A mídia, braço direito das classes dominantes, não é contra ninguém, ela só quer produzir o consenso em relação ao projeto econômico que satisfaça os interesses do grande capital. Ela será contrária apenas ao político que se coloque em oposição a esse projeto, que hoje é um ser em extinção. A prisão de Lula é mais uma reação burguesa sobre o que ele representa do que uma aversão a sua política real.1
E como ela promove o seu projeto econômico? Não falando dele, ou quando fala, busca ser bem objetiva, quase científica. Alckmin é o candidato preferido dela, mas ele não possui uma carapaça polêmica capaz de esconder os planos econômicos, o que dificulta sua progressão nas pesquisas. Na verdade, é pelo fato de Alckmin apresentar-se como o representante sensato e “puro” dos interesses dominantes, os quais todos os candidatos compartilham, que prejudica sua imagem. Marina vem em segundo lugar porque, de certa forma, representa um aspecto moral: encontra-se fora dessa discussão polêmica e não se envolveu em nenhum escândalo de corrupção.
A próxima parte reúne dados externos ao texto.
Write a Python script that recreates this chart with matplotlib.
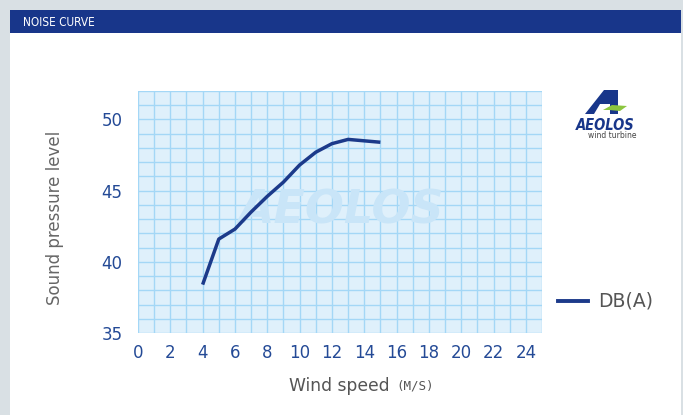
import matplotlib
matplotlib.use("Agg")
import matplotlib.pyplot as plt
from matplotlib.patches import Rectangle, Polygon
from matplotlib.lines import Line2D

wind_speed = [4, 5, 6, 7, 8, 9, 10, 11, 12, 13, 14, 15]
noise_db = [38.4, 41.6, 42.3, 43.5, 44.6, 45.6, 46.8, 47.7, 48.3, 48.6, 48.5, 48.4]
x_ticks = list(range(0, 25, 2))
y_ticks = [35, 40, 45, 50]

navy = '#18368a'
tick_col = '#244a96'

fig = plt.figure(figsize=(6.83, 4.15), dpi=100)
fig.patch.set_facecolor('#d9e0e4')

# card and header band
fig.patches.append(Rectangle((10/683, 0), 671/683, 1 - 10/415, transform=fig.transFigure,
                             facecolor='white', edgecolor='none', zorder=-2))
fig.patches.append(Rectangle((10/683, 1 - 33/415), 671/683, 23/415, transform=fig.transFigure,
                             facecolor=navy, edgecolor='none', zorder=-1))
fig.text(23/683, 1 - 22/415, 'NOISE CURVE', color='white', fontsize=8.5,
         va='center', ha='left', fontstretch='condensed')

ax = fig.add_axes([138/683, 1 - 333/415, 404/683, 242/415])
ax.set_zorder(2)
ax.set_facecolor('#dff0fb')
ax.set_xlim(0, 25)
ax.set_ylim(35, 52)
ax.set_xticks(x_ticks)
ax.set_yticks(y_ticks)
ax.set_xticks([v for v in range(0, 26) if v not in x_ticks], minor=True)
ax.set_yticks([v for v in range(35, 53) if v not in y_ticks], minor=True)
ax.grid(which='both', color='#a4d7f6', linewidth=1.0)
ax.set_axisbelow(True)
for s in ax.spines.values():
    s.set_visible(False)
ax.tick_params(which='both', length=0)
ax.tick_params(axis='x', pad=8, labelsize=12, labelcolor=tick_col)
ax.tick_params(axis='y', pad=11, labelsize=12, labelcolor=tick_col)

# watermark
ax.text(12.6, 43.6, 'AEOLOS', fontsize=33, fontweight='bold', fontstyle='italic',
        color='#c9e5f8', ha='center', va='center', zorder=1)

line, = ax.plot(wind_speed, noise_db, color='#1c3a8a', linewidth=2.5,
                solid_capstyle='butt', zorder=3, label='DB(A)')

ax.set_ylabel('Sound pressure level', color='#666666', fontsize=12)
ax.yaxis.set_label_coords(-0.183, 0.475)
fig.text(289/683, 1 - 386/415, 'Wind speed', color='#555555', fontsize=12.3,
         ha='left', va='center')
fig.text(396/683, 1 - 386/415, '(M/S)', color='#555555', fontsize=9,
         ha='left', va='center', family='DejaVu Sans Mono')

# legend
fig.lines.append(Line2D([558/683, 588/683], [1 - 301/415, 1 - 301/415],
                        transform=fig.transFigure, color='#1c3a8a', linewidth=2.8))
fig.text(598/683, 1 - 301/415, 'DB(A)', color='#555555', fontsize=13.5,
         ha='left', va='center')

# logo
fig.patches.append(Polygon([[585/683, 1 - 114/415], [604/683, 1 - 90/415],
                            [618/683, 1 - 90/415], [618/683, 1 - 114/415],
                            [610/683, 1 - 114/415], [610/683, 1 - 104/415],
                            [600/683, 1 - 104/415], [594/683, 1 - 114/415]],
                           closed=True, transform=fig.transFigure,
                           facecolor=navy, edgecolor='none', zorder=3))
fig.patches.append(Polygon([[603/683, 1 - 110/415], [612/683, 1 - 105/415],
                            [627/683, 1 - 106/415], [620/683, 1 - 111/415],
                            [609/683, 1 - 110/415]],
                           closed=True, transform=fig.transFigure,
                           facecolor='#8cc63f', edgecolor='none', zorder=4))
fig.text(605/683, 1 - 125/415, 'AEOLOS', color=navy, fontsize=10.5, fontweight='bold',
         fontstyle='italic', ha='center', va='center', fontstretch='condensed')
fig.text(612/683, 1 - 136/415, 'wind turbine', color='#444444', fontsize=5.5,
         ha='center', va='center')

fig.savefig('out.png', dpi=100)
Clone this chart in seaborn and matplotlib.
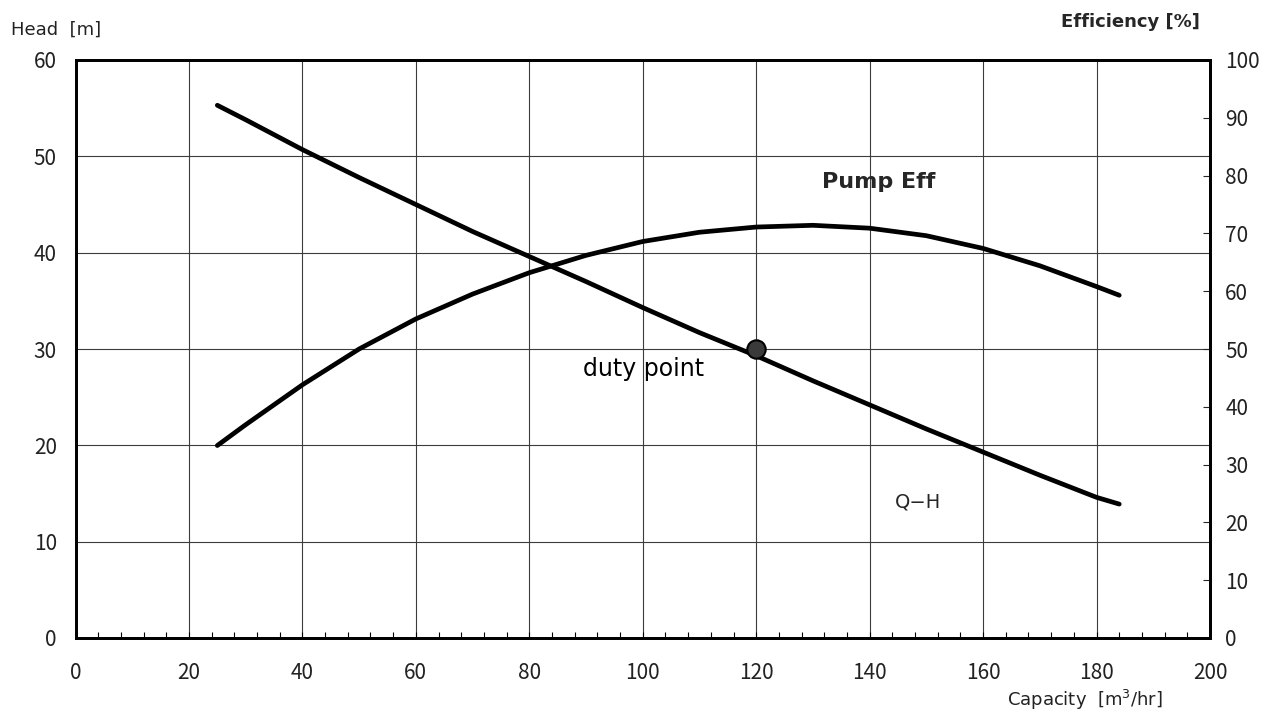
import numpy as np
import pandas as pd
import matplotlib
matplotlib.use("Agg")
import matplotlib.pyplot as plt
from matplotlib.ticker import MultipleLocator
import seaborn as sns

# values
QH_FLOW = [25, 30, 40, 50, 60, 70, 80, 90, 100, 110, 120, 130, 140, 150, 160, 170, 180, 184]
QH_HEAD = [55.3, 53.8, 50.7, 47.8, 45.0, 42.2, 39.6, 37.0, 34.3, 31.7, 29.3, 26.7, 24.2, 21.7, 19.3, 16.9, 14.6, 13.9]
EFF_FLOW = [25, 30, 40, 50, 60, 70, 80, 90, 100, 110, 120, 130, 140, 150, 160, 170, 180, 184]
EFF_PCT = [33.3, 36.9, 43.8, 50.0, 55.2, 59.5, 63.2, 66.2, 68.6, 70.2, 71.1, 71.4, 70.9, 69.6, 67.4, 64.4, 60.8, 59.3]
DUTY_FLOW = [120]
DUTY_HEAD = [30]

qh = pd.DataFrame({"flow": QH_FLOW, "head": QH_HEAD})
eff = pd.DataFrame({"flow": EFF_FLOW, "eff": EFF_PCT})
duty = pd.DataFrame({"flow": DUTY_FLOW, "head": DUTY_HEAD})

sns.set_style("white")
plt.rcParams["font.family"] = ["DejaVu Sans"]
TICK_FONT = ["Noto Sans CJK KR", "DejaVu Sans"]

W, H = 1264, 715
fig, ax = plt.subplots(figsize=(W / 100, H / 100), dpi=100)
fig.subplots_adjust(left=75.5 / W, right=1210 / W, bottom=1 - 638 / H, top=1 - 60 / H)
ax2 = ax.twinx()

line_kw = dict(color="black", linewidth=3.4, solid_capstyle="round")
sns.lineplot(data=qh, x="flow", y="head", ax=ax, sort=False, **line_kw)
sns.lineplot(data=eff, x="flow", y="eff", ax=ax2, sort=False, **line_kw)
sns.scatterplot(data=duty, x="flow", y="head", ax=ax, s=175, color="#3a3a3a",
                edgecolor="black", linewidth=1.5, zorder=5)

ax.set_xlim(0, 200); ax.set_ylim(0, 60)
ax2.set_ylim(0, 100)
ax.xaxis.set_major_locator(MultipleLocator(20))
ax.xaxis.set_minor_locator(MultipleLocator(4))
ax.yaxis.set_major_locator(MultipleLocator(10))
ax2.yaxis.set_major_locator(MultipleLocator(10))
ax.grid(True, which="major", color="#3c3c3c", linewidth=0.8)
ax.set_axisbelow(True)

for a in (ax, ax2):
    for s in a.spines.values():
        s.set_linewidth(2.0); s.set_color("black")
ax.tick_params(axis="x", which="both", bottom=True, direction="in", length=4.5, width=0.8,
               labelsize=15, pad=17, colors="black", labelcolor="#222222")
ax.tick_params(axis="y", which="both", left=False, labelsize=15, pad=10, labelcolor="#222222")
ax2.tick_params(axis="y", right=True, direction="in", length=5, width=0.8, labelsize=15,
                pad=11, labelcolor="#222222")
for lab in ax.get_xticklabels() + ax.get_yticklabels() + ax2.get_yticklabels():
    lab.set_family(TICK_FONT)
ax.set_xlabel(""); ax.set_ylabel(""); ax2.set_ylabel("")

ax.text(100.2, 27.9, "duty point", fontsize=17, ha="center", va="center", color="black")
ax.text(141.6, 47.3, "Pump Eff", fontsize=16, fontweight="bold", ha="center", va="center")
ax.text(148.5, 14.1, "Q\u2212H", fontsize=14, ha="center", va="center")

fig.text(11 / W, 1 - 30 / H, "Head  [m]", fontsize=13, ha="left", va="center", color="#222222")
fig.text(1200 / W, 1 - 22 / H, "Efficiency [%]", fontsize=13, fontweight="bold",
         ha="right", va="center")
fig.text(1163 / W, 1 - 700 / H, "Capacity  [m$^3$/hr]", fontsize=13, ha="right",
         va="center", color="#222222")

fig.savefig("out.png", dpi=100)
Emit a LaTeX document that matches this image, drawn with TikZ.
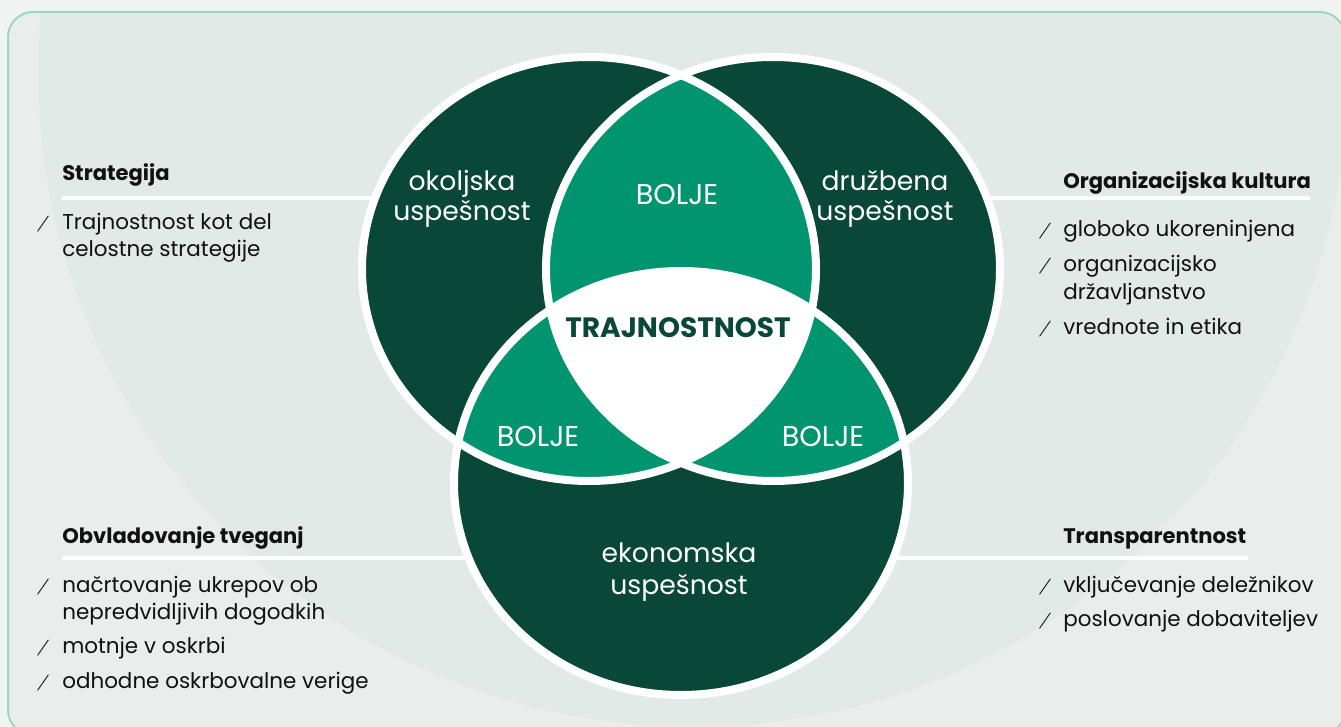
\documentclass[tikz,border=0pt]{standalone}
\usepackage{fontspec}
\setmainfont{Poppins}
\definecolor{outerbg}{HTML}{F0F5F3}
\definecolor{framebg}{HTML}{E9EEEC}
\definecolor{innerbg}{HTML}{E2EAE7}
\definecolor{framecol}{HTML}{9DD6C4}
\definecolor{darkg}{HTML}{094739}
\definecolor{midg}{HTML}{00956F}
\definecolor{ink}{HTML}{111111}
\tikzset{
  body/.style={anchor=base west, inner sep=0pt, text=ink, font=\fontsize{16.1}{19}\selectfont},
  head/.style={anchor=base west, inner sep=0pt, text=ink, font=\fontsize{15.8}{19}\selectfont\bfseries},
  slash/.style={anchor=base west, inner sep=0pt, text=ink, font=\fontsize{10.5}{13}\selectfont, xslant=0.45, transform shape},
  clabel/.style={anchor=base, inner sep=0pt, text=white, font=\fontsize{20}{24}\selectfont},
  blabel/.style={anchor=base, inner sep=0pt, text=white, font=\fontsize{21.5}{24}\selectfont},
  core/.style={anchor=base, inner sep=0pt, text=darkg, font=\fontsize{21}{25}\selectfont\bfseries},
  sepline/.style={white, line width=3pt},
  ring/.style={white, line width=6pt},
}
\def\TL{(589,269) ellipse [x radius=170.25pt, y radius=159pt]}
\def\TR{(773,269) ellipse [x radius=170.25pt, y radius=159pt]}
\def\BO{(681,483) ellipse [x radius=170.25pt, y radius=159pt]}
\begin{document}
\begin{tikzpicture}[x=0.75pt,y=-0.75pt]
\useasboundingbox (0,0) rectangle (1341,727);
\clip (0,0) rectangle (1341,727);
\fill[outerbg] (0,0) rectangle (1341,727);
\fill[framebg, rounded corners=18.75pt] (8,12) rectangle (1345,735);
\begin{scope}
  \clip[rounded corners=18.75pt] (8,12) rectangle (1345,735);
  \fill[innerbg] (693,72) circle [radius=491.25pt];
\end{scope}
\draw[framecol, line width=1.5pt, rounded corners=18.75pt] (8,12) rectangle (1345,735);

% separator lines
\coordinate (s1a) at (62,198);  \coordinate (s1b) at (420,198);
\coordinate (s2a) at (960,198); \coordinate (s2b) at (1310,198);
\coordinate (s3a) at (62,558);  \coordinate (s3b) at (500,558);
\coordinate (s4a) at (860,558); \coordinate (s4b) at (1248,558);
\draw[sepline] (s1a) -- (s1b);
\draw[sepline] (s2a) -- (s2b);
\draw[sepline] (s3a) -- (s3b);
\draw[sepline] (s4a) -- (s4b);

% Venn
\fill[darkg] \TL;
\fill[darkg] \TR;
\fill[darkg] \BO;
\begin{scope}
  \clip \TL;
  \fill[midg] \TR;
  \fill[midg] \BO;
\end{scope}
\begin{scope}
  \clip \TR;
  \fill[midg] \BO;
\end{scope}
\begin{scope}
  \clip \TL;
  \clip \TR;
  \fill[white] \BO;
\end{scope}
\draw[ring] \TL;
\draw[ring] \TR;
\draw[ring] \BO;

% circle labels
\node[clabel] (ok1) at (462,191) {okoljska};
\node[clabel] (ok2) at (462,221) {uspešnost};
\node[clabel] (dr1) at (885,191) {družbena};
\node[clabel] (dr2) at (885,221) {uspešnost};
\node[blabel] (bt) at (677,205) {BOLJE};
\node[core] (core) at (678,337) {TRAJNOSTNOST};
\node[blabel] (bl) at (538,446) {BOLJE};
\node[blabel] (br) at (823,446) {BOLJE};
\node[clabel] (ek1) at (679,562) {ekonomska};
\node[clabel] (ek2) at (679,594) {uspešnost};

% left top
\node[head] (h1) at (62,181) {Strategija};
\node[slash] (q1) at (37,230) {/};
\node[body] (a1) at (62,230) {Trajnostnost kot del};
\node[body] (a2) at (62,257) {celostne strategije};

% right top
\node[head] (h2) at (1063,189) {Organizacijska kultura};
\node[slash] (q2) at (1039,237) {/};
\node[body] (b1) at (1063,237) {globoko ukoreninjena};
\node[slash] (q3) at (1039,272) {/};
\node[body] (b2) at (1063,272) {organizacijsko};
\node[body] (b3) at (1063,299) {državljanstvo};
\node[slash] (q4) at (1039,334) {/};
\node[body] (b4) at (1063,334) {vrednote in etika};

% left bottom
\node[head] (h3) at (62,543) {Obvladovanje tveganj};
\node[slash] (q5) at (37,592) {/};
\node[body] (c1) at (62,592) {načrtovanje ukrepov ob};
\node[body] (c2) at (62,619) {nepredvidljivih dogodkih};
\node[slash] (q6) at (37,653) {/};
\node[body] (c3) at (62,653) {motnje v oskrbi};
\node[slash] (q7) at (37,688) {/};
\node[body] (c4) at (62,688) {odhodne oskrbovalne verige};

% right bottom
\node[head] (h4) at (1063,543) {Transparentnost};
\node[slash] (q8) at (1039,592) {/};
\node[body] (d1) at (1063,592) {vključevanje deležnikov};
\node[slash] (q9) at (1039,626) {/};
\node[body] (d2) at (1063,626) {poslovanje dobaviteljev};
\end{tikzpicture}
\end{document}
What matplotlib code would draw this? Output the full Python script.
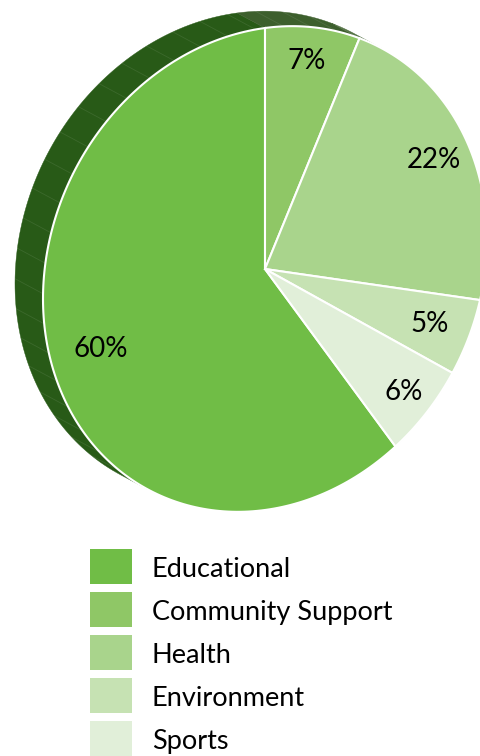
import numpy as np
import matplotlib
matplotlib.use("Agg")
import matplotlib.pyplot as plt
from matplotlib.patches import Polygon, Rectangle

# ---- data -------------------------------------------------------------
categories = ["Educational", "Community Support", "Health", "Environment", "Sports"]
shares = [60, 7, 22, 5, 6]
pct_labels = ["60%", "7%", "22%", "5%", "6%"]

# ---- styling ----------------------------------------------------------
face_colors = ["#70bd46", "#8fc766", "#a9d48c", "#c6e2b3", "#e1efd9"]
side_colors = ["#285a17", "#3d5f2d", "#4b6b3b", "#5a7a4a", "#6a8a5a"]
label_radius = [0.78, 0.86, 0.84, 0.81, 0.86]
FONT = ["Lato", "DejaVu Sans"]

W, H = 481, 756
fig = plt.figure(figsize=(W / 100, H / 100), dpi=100)
ax = fig.add_axes([0, 0, 1, 1])
ax.set_xlim(0, W)
ax.set_ylim(H, 0)
ax.axis("off")

# Tilted view of the disc: unit circle -> screen pixels, plus extrusion depth
CX, CY = 265.0, 269.0
A_X, B_Y, C_Y = 222.0, 29.8, 241.0
DEPTH = np.array([-28.0, 15.0])  # (dx, dy upward) of the back face


def project(theta_deg, r=1.0, depth=0.0):
    t = np.radians(theta_deg)
    u, v = r * np.cos(t), r * np.sin(t)
    x = CX + A_X * u + depth * DEPTH[0]
    y = CY - (B_Y * u + C_Y * v) - depth * DEPTH[1]
    return np.column_stack([np.atleast_1d(x), np.atleast_1d(y)])


# Slice angles: drawn clockwise, the first slice closing at twelve o'clock
sweep = 3.6 * np.array(shares, dtype=float)
start = 90.0 + sweep[0]
ends = start - np.cumsum(sweep)
starts = ends + sweep  # each slice spans [end, start] counter-clockwise

# Silhouette of the side wall: where the rim tangent runs along the depth axis
t_side = np.degrees(np.arctan(C_Y * DEPTH[0] / (-A_X * DEPTH[1] + B_Y * DEPTH[0])))
side_lo, side_hi = t_side, t_side + 180.0


def ccw_interval(lo, hi):
    lo = lo % 360.0
    hi = lo + ((hi - lo) % 360.0 or 360.0)
    return lo, hi


# side wall, one strip per slice
for lo, hi, col in zip(ends, starts, side_colors):
    a, b = ccw_interval(lo, hi)
    for shift in (-360.0, 0.0, 360.0):
        s0, s1 = max(a + shift, side_lo), min(b + shift, side_hi)
        if s1 > s0:
            th = np.linspace(s0, s1, 120)
            pts = np.vstack([project(th), project(th[::-1], depth=1.0)])
            ax.add_patch(Polygon(pts, closed=True, facecolor=col,
                                 edgecolor=col, lw=0.3, zorder=1))

# faint facet lines on the wall
for th in np.arange(6.0, 366.0, 7.2):
    th = th % 360.0
    if side_lo + 1 < th < side_hi - 1:
        seg = np.vstack([project(th), project(th, depth=1.0)])
        ax.plot(seg[:, 0], seg[:, 1], color="white", alpha=0.09, lw=0.6, zorder=2)

# front face wedges
for lo, hi, col in zip(ends, starts, face_colors):
    a, b = ccw_interval(lo, hi)
    th = np.linspace(a, b, 200)
    pts = np.vstack([[CX, CY], project(th)])
    ax.add_patch(Polygon(pts, closed=True, facecolor=col, edgecolor="white",
                         lw=1.5, joinstyle="miter", zorder=3))

# percentage labels
for lo, hi, txt, r in zip(ends, starts, pct_labels, label_radius):
    a, b = ccw_interval(lo, hi)
    px, py = project((a + b) / 2.0, r=r)[0]
    ax.text(px, py, txt, ha="center", va="center", fontsize=20,
            family=FONT, color="black", zorder=5)

# legend
box_w, box_h, row_step = 42, 35, 43
lx, ly = 90, 549
for i, (name, col) in enumerate(zip(categories, face_colors)):
    y0 = ly + i * row_step
    ax.add_patch(Rectangle((lx, y0), box_w, box_h, facecolor=col,
                           edgecolor="none", zorder=4))
    ax.text(lx + 62, y0 + box_h / 2 + 3, name, ha="left", va="center",
            fontsize=19.5, family=FONT, color="black", zorder=5)

fig.savefig("out.png", dpi=100)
As esquerdas não podem se deixar levar pelas pautas apresentadas pela direita vulgar. Não pode deixar-se seduzir pelo debate político superficial. Sempre coube a ela arrancar o véu da ideologia e expor a face verdadeira da exploração capitalista. Não podemos deixar esse papel histórico se diluir em meio as águas turvas despejadas pela manipulação midiática.